A lot has been written about the NY Times exposé on Amazon and their culture. The article describes a fast-paced, innovative, customer service-obsessed environment that has led to profits for investors and created the largest retailer in the world. What it also points out are the unintended results of this drive and commitment to 14 Leadership Principles in terms of culture.
The fallout of the article was Jeff Bezos publically saying that he stands behind his principles and that he does not recognize the culture described in the article. He believes they must be isolated incidents because he would not stand for such callous treatment of workers, etc. I have personally known several former Amazon employees and their stories are very similar to those in the article. I also have spoken to others who confirm hearing the same types of stories within their circles. This isn’t a little smoke, it’s a full-blown raging wildfire.
So how did this happen? How did Amazon become so successful on the outside and so miserable on the inside? They were right to identify their Leadership Principles or Values from the start. What was not done well was to make sure these were being implemented in the way that Bezos intended. There are a number of aberrations between the intended values and the reality of them that we could call out, but I’m just going to focus on a particularly critical one here:
The language that Amazon uses to describe this value is, “Leaders listen attentively, speak candidly, and treat others respectfully. They are vocally self-critical, even when doing so is awkward or embarrassing. Leaders do not believe their or their team’s body odor smells of perfume. They benchmark themselves and their teams against the best.”
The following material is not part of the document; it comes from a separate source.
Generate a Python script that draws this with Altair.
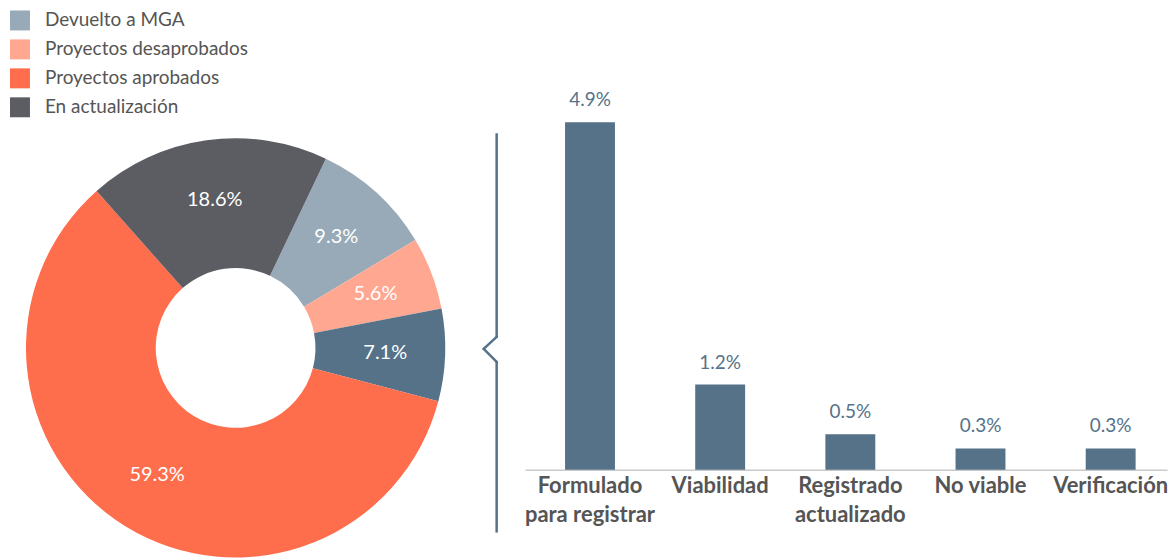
import math
import altair as alt
import pandas as pd

# ---- data ----
seg_names = ["Devuelto a MGA", "Proyectos desaprobados", "En trámite",
             "Proyectos aprobados", "En actualización"]
seg_values = [9.3, 5.6, 7.1, 59.3, 18.6]
seg_labels = ["9.3%", "5.6%", "7.1%", "59.3%", "18.6%"]
seg_colors = ["#98aab8", "#ffa791", "#557289", "#ff6e4c", "#5c5d63"]
legend_items = ["Devuelto a MGA", "Proyectos desaprobados",
                "Proyectos aprobados", "En actualización"]

bar_cats = ["Formulado para registrar", "Viabilidad", "Registrado actualizado",
            "No viable", "Verificación"]
bar_values = [4.9, 1.2, 0.5, 0.3, 0.3]
bar_labels = ["4.9%", "1.2%", "0.5%", "0.3%", "0.3%"]

donut_df = pd.DataFrame({"name": seg_names, "value": seg_values,
                         "label": seg_labels, "idx": list(range(len(seg_names)))})
bar_df = pd.DataFrame({"cat": bar_cats, "value": bar_values, "label": bar_labels})

FONT = "Lato"
SLATE = "#557289"
off = 0.445
theta = alt.Theta("value:Q", stack=True,
                  scale=alt.Scale(range=[off, off + 2 * math.pi]))
cx, cy = 228, 340

arcs = alt.Chart(donut_df).mark_arc(innerRadius=80, outerRadius=210).encode(
    theta=theta,
    order=alt.Order("idx:Q"),
    x=alt.value(cx), y=alt.value(cy),
    color=alt.Color("name:N",
                    scale=alt.Scale(domain=seg_names, range=seg_colors),
                    legend=alt.Legend(values=legend_items, title=None, orient="none",
                                      legendX=2, legendY=2, symbolType="square",
                                      symbolSize=400, symbolStrokeWidth=0,
                                      labelFont=FONT, labelFontSize=19,
                                      labelColor="#555555", rowPadding=9,
                                      labelOffset=15, labelLimit=400)),
)
arc_text = alt.Chart(donut_df).mark_text(radius=150, fontSize=20, font=FONT,
                                         color="white").encode(
    theta=theta,
    order=alt.Order("idx:Q"),
    x=alt.value(cx), y=alt.value(cy),
    text="label:N",
)

one = pd.DataFrame({"k": [0]})
bx, ptx = 489.5, 476.5
rules = [
    alt.Chart(one).mark_rule(color=SLATE, strokeWidth=2.5).encode(
        x=alt.value(bx), y=alt.value(125), y2=alt.value(330)),
    alt.Chart(one).mark_rule(color=SLATE, strokeWidth=2.5, strokeCap="round").encode(
        x=alt.value(bx), x2=alt.value(ptx), y=alt.value(329), y2=alt.value(341)),
    alt.Chart(one).mark_rule(color=SLATE, strokeWidth=2.5, strokeCap="round").encode(
        x=alt.value(ptx), x2=alt.value(bx), y=alt.value(341), y2=alt.value(354)),
    alt.Chart(one).mark_rule(color=SLATE, strokeWidth=2.5).encode(
        x=alt.value(bx), y=alt.value(353), y2=alt.value(525)),
]

left = alt.layer(arcs, arc_text, *rules).properties(width=517, height=462)

label_expr = ("datum.label == 'Formulado para registrar' ? ['Formulado', 'para registrar'] : "
              "datum.label == 'Registrado actualizado' ? ['Registrado', 'actualizado'] : datum.label")

xenc = alt.X("cat:N", sort=bar_cats,
             scale=alt.Scale(paddingInner=0.6166, paddingOuter=0.274, align=0.56),
             axis=alt.Axis(title=None, labelAngle=0, ticks=False, domainColor="#c9c9c9",
                           domainWidth=1.5, labelFont=FONT, labelFontWeight="bold",
                           labelFontSize=22, labelColor="#555555", labelPadding=6,
                           labelLineHeight=29, labelOverlap=False, labelExpr=label_expr,
                           labelLimit=300))
yenc = alt.Y("value:Q", scale=alt.Scale(domain=[0, 6.505], nice=False), axis=None)

bars = alt.Chart(bar_df).mark_bar(color=SLATE).encode(x=xenc, y=yenc)
bar_text = alt.Chart(bar_df).mark_text(baseline="alphabetic", dy=-16, fontSize=19,
                                       font=FONT, color=SLATE).encode(
    x=xenc, y=yenc, text="label:N")

right = alt.layer(bars, bar_text).properties(width=643, height=462)

chart = (alt.hconcat(left, right, spacing=0)
         .properties(padding=0)
         .configure(font=FONT)
         .configure_view(strokeWidth=0, stroke="transparent"))

chart.save("out.html", embed_options={"renderer": "svg", "actions": False})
On the surface, this sounds good and workable, (although the “body odor” language is unusual), however, when you couple it with Amazon’s and Bezos’ data obsession, problems are likely to occur. In Amazon’s case, the way this has played out is that leadership created a way for Amazonian’s to give one another feedback, both positive and negative indirectly. So even if an employee doesn’t want to challenge someone to their face, they can go behind their back and fill out the information and send it anonymously to HR. Regardless of whether the information is true or false, it’s now on the employee’s record. What this creates is an environment where if you don’t watch your back, prepare to be stabbed. And even if you do, the culture rewards those who essentially crawl over the bodies of those in their path to get what they want.
The unintended culture created by the data-driven tool has completely obliterated the employees’ ability to trust that they will be treated candidly and respectfully. In fact, the opposite is rewarded. The article listed several examples of life emergencies that were treated so callously by managers and HR that I’m sure everyone got the message loud and clear that not only is the principle not trustworthy, you cannot trust your co-workers.
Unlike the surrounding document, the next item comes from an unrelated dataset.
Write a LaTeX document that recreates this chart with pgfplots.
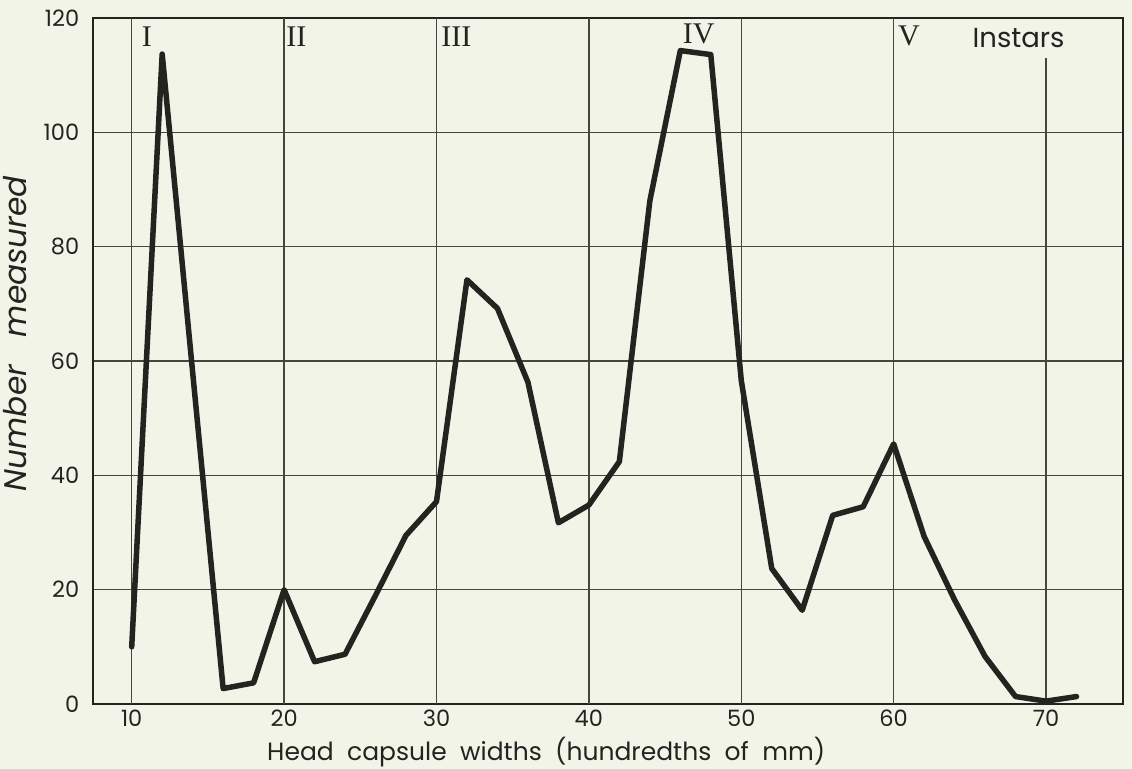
\documentclass[border=0pt]{standalone}
\usepackage{pgfplots}
\pgfplotsset{compat=1.18}
\usepackage{fontspec}
\setmainfont{Poppins}
\newfontfamily\numfont{Liberation Serif}
\definecolor{paper}{RGB}{243,244,232}
\definecolor{ink}{RGB}{35,35,32}
\definecolor{gridc}{RGB}{70,70,62}
\pagecolor{paper}

\pgfplotstableread{
x y
10 10.0
12 113.7
14 58.0
16 2.7
18 3.7
20 20.0
22 7.4
24 8.7
26 19.0
28 29.5
30 35.4
32 74.2
34 69.2
36 56.3
38 31.7
40 34.8
42 42.4
44 88.0
46 114.3
48 113.6
50 56.6
52 23.7
54 16.4
56 33.0
58 34.5
60 45.5
62 29.3
64 18.2
66 8.3
68 1.3
70 0.5
72 1.3
}\capsule

\begin{document}
\begin{tikzpicture}
\begin{axis}[
    name=ax,
    scale only axis,
    width=412pt, height=274.4pt,
    xmin=7.46, xmax=75.05,
    ymin=0, ymax=120,
    xtick={10,20,...,70},
    ytick={0,20,...,120},
    major tick length=0pt,
    ymajorgrids=true,
    grid style={gridc, line width=0.5pt},
    axis line style={ink, line width=1pt},
    tick label style={font=\fontsize{9}{10}\selectfont, text=ink},
    /pgf/number format/assume math mode=true,
    xticklabel style={yshift=1pt},
    yticklabel style={xshift=-2pt},
    xlabel={Head\ \ capsule\ \ widths\ \ (hundredths\ \ of\ \ mm)},
    ylabel={\itshape Number\ \ \ measured},
    xlabel style={font=\fontsize{10}{12}\selectfont, text=ink,
        at={(axis description cs:0.44,-0.07)}, anchor=center},
    ylabel style={font=\fontsize{12.5}{14}\selectfont, text=ink,
        at={(axis description cs:-0.0757,0.54)}, anchor=center},
    clip=false,
]
% vertical grid lines (the one at 70 stops below the "Instars" label)
\foreach \gx in {10,20,30,40,50,60} {
  \edef\tmp{\noexpand\draw[gridc, line width=0.5pt] (axis cs:\gx,0) -- (axis cs:\gx,120);}
  \tmp
}
\draw[gridc, line width=0.5pt] (axis cs:70,0) -- (axis cs:70,113);

\addplot[ink, line width=2.2pt, line join=round, line cap=round] table[x=x, y=y] {\capsule};

\tikzset{roman/.style={font=\numfont\fontsize{12}{14}\selectfont, text=ink}}
\node[roman] at (axis cs:11.0,116.8) {I};
\node[roman] at (axis cs:20.8,116.8) {II};
\node[roman] at (axis cs:31.3,116.8) {III};
\node[roman] at (axis cs:47.2,117.3) {IV};
\node[roman] at (axis cs:61.0,116.8) {V};
\node[font=\fontsize{11}{13}\selectfont, text=ink] at (axis cs:68.2,116.5) {Instars};
\end{axis}
\pgfresetboundingbox
\path ([shift={(-37.2pt,-26pt)}]ax.south west) rectangle ([shift={(3.6pt,7.2pt)}]ax.north east);
\end{tikzpicture}
\end{document}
Unfortunately, actions always speak louder than words. A leadership principle enshrining “Earn Trust” is one thing. An active system that encourages people to rat out and tear down their peers is the real culture at work.
Every value, leadership or guiding principle in a business must be reinforced by systems and behaviors. This has to be inspected routinely, just as you would a very intricate scientific instrument for safety. If not, the unintended culture or “real” culture will become the company’s legacy.